ITT: we take books literally that are meant metaphorically.
So what did the aliens want with him in the end?
haha bible
>>8038537
what kind of metaphor were the aliens?
The whole "aliens were a metaphor for PTSD making him lose touch with reality" thing never sat well with me. I think it's pushed by high school english teachers who teach just Slaughterhouse Five, because if you read the rest of Vonnegut, his worlds are all filled with actual aliens interacting with humans. It's light sci-fi, not allegory. I think Vonnegut was just trying to use the aliens to explain his outlook on dealing with tragedy.
Also, the aliens clearly didn't want anything. They just noticed he came unstuck and explained it to him.
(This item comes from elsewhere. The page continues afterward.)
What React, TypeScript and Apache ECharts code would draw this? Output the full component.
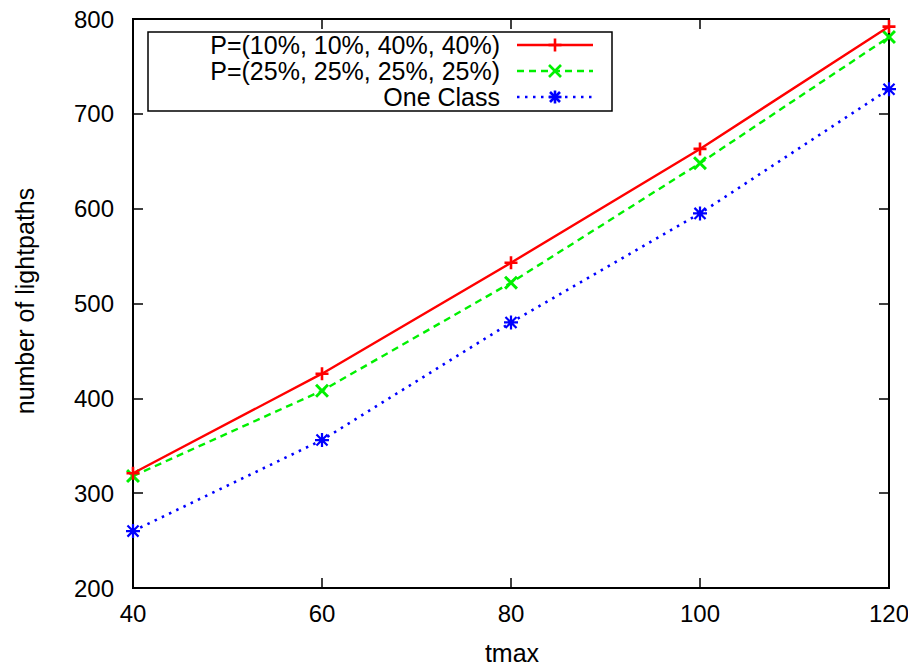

They didn't unstick him themselves.
Why did he kill the Arab? Will he escape from jail in the sequel?
>>8041302
There are several things in the book that indicate that the aliens aren't necessarily all there though. Pilgrim shows overall signs of early onset dementia, his daughter wants to put him in a nursing home, and his day-to-day experience is interspersed with flashbacks to important events in his formative years. The whole alien experience is pure wish fullfillment too - which doesn't mean it's not real, but it suggests that not all of it is actually happening.
>>8041373
But all of those are only signs he's losing it IF the aliens are not truly there, and he's not actually unstuck in time. If he's right, then the dementia and flashbacks are real occurences, and his daughter has no reason to put him in a home. Both explanations make valid sense within the story; I was just saying that in the broader context of Vonnegut's work, whimsical wish fulfillment aliens come up in many other storylines where they're undeniably real, so I lean towards that explanation.
That being said, the rules are a bit weird in Vonnegut's writings. Characters are reused constantly, but they're always slightly different and do different things each time they come up. The details of his sci-fi also change to fit whatever he's writing about, and sometimes the sci-fi is gone altogether.
>>8041366
He killed the Arab because he could.
>>8041366
But Mersault actually did kill the Arab, there was nothing metaphorical about it
Aschenbach was just really scared of mediterranean gingers.